◆ **JOB**
Locate and copy each line in the data that contains the word "this".

[Charts and diagrams as code]
-- begin --
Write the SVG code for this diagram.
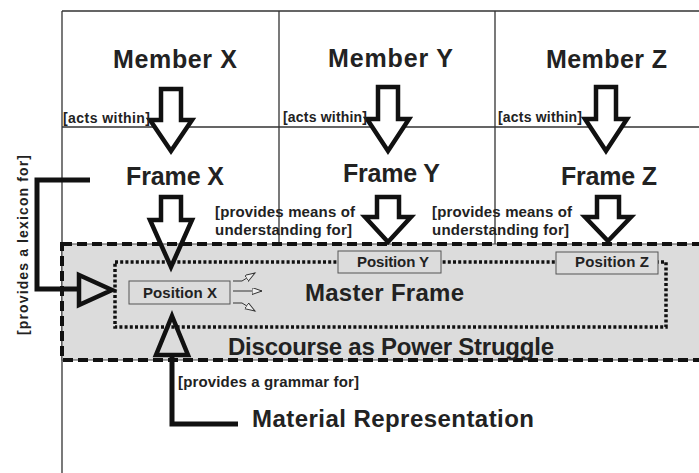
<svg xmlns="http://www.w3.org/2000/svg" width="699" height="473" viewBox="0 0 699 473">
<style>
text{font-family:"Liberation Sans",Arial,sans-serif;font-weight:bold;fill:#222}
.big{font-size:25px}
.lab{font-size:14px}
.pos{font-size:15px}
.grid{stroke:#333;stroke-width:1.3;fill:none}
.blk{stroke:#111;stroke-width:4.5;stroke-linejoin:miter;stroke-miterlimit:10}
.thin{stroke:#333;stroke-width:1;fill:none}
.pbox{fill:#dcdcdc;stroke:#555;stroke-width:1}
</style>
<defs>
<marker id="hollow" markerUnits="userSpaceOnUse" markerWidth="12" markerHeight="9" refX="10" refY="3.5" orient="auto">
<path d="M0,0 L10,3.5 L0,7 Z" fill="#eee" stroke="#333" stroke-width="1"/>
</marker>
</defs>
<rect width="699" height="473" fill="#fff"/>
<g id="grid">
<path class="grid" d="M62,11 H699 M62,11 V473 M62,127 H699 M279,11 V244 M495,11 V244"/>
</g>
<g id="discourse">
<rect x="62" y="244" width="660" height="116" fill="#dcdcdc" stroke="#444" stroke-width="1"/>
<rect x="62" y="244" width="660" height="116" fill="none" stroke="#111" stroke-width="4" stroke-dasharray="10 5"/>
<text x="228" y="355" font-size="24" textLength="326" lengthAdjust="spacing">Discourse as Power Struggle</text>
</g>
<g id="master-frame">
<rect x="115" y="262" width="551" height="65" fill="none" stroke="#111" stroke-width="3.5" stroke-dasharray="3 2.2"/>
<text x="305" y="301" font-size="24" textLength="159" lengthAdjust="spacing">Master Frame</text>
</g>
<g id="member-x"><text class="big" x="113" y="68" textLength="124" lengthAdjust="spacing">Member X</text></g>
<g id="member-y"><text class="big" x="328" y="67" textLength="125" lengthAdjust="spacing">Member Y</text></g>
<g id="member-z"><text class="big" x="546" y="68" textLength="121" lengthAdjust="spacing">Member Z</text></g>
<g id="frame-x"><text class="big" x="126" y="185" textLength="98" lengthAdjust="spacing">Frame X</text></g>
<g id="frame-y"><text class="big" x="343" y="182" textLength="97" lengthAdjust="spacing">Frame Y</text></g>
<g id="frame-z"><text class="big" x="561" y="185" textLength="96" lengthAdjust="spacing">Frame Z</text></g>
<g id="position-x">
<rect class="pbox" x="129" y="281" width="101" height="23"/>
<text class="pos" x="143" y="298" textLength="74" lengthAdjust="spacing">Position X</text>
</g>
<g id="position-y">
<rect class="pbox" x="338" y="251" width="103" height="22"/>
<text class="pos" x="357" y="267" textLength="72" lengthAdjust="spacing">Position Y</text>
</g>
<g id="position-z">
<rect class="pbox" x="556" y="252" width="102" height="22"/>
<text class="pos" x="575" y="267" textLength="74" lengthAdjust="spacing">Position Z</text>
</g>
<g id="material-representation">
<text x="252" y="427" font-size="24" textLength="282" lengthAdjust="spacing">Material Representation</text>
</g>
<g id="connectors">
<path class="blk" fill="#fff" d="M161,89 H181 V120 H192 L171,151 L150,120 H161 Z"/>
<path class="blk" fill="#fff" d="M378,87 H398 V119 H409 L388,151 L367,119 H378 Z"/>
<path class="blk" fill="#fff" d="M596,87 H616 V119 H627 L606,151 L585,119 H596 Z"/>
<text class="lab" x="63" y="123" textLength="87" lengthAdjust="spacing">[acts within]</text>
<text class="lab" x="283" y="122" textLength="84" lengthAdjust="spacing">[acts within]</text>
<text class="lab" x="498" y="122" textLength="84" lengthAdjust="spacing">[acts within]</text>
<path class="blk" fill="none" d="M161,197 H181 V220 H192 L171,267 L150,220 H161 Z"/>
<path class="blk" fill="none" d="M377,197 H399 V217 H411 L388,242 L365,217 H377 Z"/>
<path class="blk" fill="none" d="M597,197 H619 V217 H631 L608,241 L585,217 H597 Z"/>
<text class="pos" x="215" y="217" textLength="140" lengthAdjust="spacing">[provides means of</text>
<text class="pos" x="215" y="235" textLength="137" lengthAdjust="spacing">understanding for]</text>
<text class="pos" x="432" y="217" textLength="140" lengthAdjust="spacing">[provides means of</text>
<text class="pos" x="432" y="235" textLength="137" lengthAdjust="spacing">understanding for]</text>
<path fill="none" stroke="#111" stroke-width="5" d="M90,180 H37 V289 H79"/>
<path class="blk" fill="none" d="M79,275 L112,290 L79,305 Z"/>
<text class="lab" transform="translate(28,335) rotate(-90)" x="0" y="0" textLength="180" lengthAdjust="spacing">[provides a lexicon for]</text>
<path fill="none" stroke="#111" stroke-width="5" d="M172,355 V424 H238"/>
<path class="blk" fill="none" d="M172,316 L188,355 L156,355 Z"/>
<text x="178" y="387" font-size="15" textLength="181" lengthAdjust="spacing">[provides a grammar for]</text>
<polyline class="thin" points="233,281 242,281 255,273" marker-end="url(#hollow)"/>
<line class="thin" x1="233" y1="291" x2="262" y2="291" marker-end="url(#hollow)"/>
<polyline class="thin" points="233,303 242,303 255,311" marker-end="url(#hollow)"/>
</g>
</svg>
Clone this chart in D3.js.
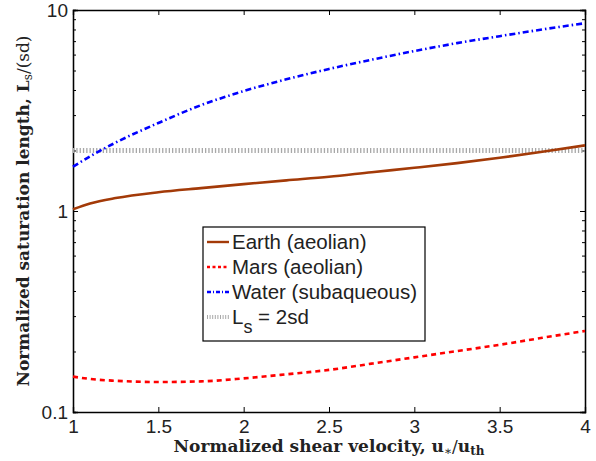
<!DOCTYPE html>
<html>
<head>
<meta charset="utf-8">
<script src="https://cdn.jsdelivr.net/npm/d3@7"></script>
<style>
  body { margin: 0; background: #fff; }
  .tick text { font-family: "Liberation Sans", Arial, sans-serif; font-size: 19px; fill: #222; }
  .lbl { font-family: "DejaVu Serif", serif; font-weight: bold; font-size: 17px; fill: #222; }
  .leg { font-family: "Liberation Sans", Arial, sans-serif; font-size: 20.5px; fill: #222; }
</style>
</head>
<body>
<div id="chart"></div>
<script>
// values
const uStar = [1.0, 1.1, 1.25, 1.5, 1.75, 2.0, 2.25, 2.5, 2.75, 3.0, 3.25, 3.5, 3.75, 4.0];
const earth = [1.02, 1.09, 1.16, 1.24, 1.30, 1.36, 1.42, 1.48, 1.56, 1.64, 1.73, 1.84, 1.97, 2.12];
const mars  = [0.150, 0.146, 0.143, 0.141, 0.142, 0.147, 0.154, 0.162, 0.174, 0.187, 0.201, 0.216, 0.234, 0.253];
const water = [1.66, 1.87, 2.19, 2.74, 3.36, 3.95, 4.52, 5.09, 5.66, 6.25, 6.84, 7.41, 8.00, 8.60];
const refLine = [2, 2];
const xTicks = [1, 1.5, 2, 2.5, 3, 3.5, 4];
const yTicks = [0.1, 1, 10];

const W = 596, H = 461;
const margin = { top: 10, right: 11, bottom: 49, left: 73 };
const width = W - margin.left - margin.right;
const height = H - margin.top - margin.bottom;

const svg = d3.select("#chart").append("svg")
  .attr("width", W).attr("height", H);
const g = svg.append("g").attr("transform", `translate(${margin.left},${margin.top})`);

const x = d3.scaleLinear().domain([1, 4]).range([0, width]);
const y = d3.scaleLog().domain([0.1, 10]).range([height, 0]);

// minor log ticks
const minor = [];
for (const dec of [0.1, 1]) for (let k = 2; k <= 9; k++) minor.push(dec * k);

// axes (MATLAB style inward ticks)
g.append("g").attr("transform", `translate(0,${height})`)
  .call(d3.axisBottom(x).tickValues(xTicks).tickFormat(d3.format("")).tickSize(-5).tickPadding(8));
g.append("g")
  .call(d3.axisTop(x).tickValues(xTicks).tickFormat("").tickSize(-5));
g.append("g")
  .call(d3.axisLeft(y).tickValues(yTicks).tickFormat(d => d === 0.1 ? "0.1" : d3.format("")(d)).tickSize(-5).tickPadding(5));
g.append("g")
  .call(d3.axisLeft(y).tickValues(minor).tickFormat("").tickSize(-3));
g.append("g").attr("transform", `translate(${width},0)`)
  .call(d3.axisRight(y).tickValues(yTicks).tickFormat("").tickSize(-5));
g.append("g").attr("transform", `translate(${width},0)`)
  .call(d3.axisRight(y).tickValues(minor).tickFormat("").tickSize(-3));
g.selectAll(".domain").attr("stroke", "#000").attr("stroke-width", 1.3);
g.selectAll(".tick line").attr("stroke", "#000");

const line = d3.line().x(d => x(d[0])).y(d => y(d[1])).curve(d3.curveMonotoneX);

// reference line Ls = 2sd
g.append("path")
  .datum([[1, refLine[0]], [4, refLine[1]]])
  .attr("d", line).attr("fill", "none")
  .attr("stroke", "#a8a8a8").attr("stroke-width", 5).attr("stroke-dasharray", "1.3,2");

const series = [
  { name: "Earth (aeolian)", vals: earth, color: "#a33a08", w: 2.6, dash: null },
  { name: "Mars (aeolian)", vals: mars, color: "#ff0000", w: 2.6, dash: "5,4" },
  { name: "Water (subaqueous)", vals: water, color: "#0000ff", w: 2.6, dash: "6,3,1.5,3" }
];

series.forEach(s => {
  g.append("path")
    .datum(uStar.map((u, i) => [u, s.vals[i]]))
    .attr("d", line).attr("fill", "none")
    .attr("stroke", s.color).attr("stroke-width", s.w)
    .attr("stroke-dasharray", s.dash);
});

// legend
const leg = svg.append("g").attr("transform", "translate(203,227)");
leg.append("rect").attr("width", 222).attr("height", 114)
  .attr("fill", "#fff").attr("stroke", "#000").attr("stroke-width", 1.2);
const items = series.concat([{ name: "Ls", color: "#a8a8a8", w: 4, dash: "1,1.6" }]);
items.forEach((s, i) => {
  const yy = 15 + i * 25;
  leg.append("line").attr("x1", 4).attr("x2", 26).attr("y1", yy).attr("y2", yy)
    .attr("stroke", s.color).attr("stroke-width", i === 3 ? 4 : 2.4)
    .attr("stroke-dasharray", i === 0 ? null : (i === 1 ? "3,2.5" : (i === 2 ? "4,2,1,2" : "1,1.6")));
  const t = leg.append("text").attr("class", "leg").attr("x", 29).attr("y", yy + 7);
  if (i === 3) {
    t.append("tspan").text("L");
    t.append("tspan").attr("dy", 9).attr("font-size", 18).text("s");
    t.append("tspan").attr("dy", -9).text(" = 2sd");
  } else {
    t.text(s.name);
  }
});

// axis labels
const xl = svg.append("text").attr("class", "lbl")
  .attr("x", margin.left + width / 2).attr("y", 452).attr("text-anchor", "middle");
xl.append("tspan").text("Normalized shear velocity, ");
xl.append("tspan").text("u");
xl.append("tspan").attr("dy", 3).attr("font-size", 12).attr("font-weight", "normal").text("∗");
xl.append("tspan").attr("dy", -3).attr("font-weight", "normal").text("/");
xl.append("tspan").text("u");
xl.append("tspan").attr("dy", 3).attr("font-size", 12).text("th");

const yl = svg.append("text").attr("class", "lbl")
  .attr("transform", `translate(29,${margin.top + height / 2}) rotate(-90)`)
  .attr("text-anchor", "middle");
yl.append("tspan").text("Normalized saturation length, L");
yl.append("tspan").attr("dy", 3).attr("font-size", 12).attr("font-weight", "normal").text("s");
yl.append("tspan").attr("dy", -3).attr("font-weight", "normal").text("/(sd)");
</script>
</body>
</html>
-- end --
◆ **TASK SOLUTION**
Write the SVG code for this diagram.
Clone this chart in D3.js.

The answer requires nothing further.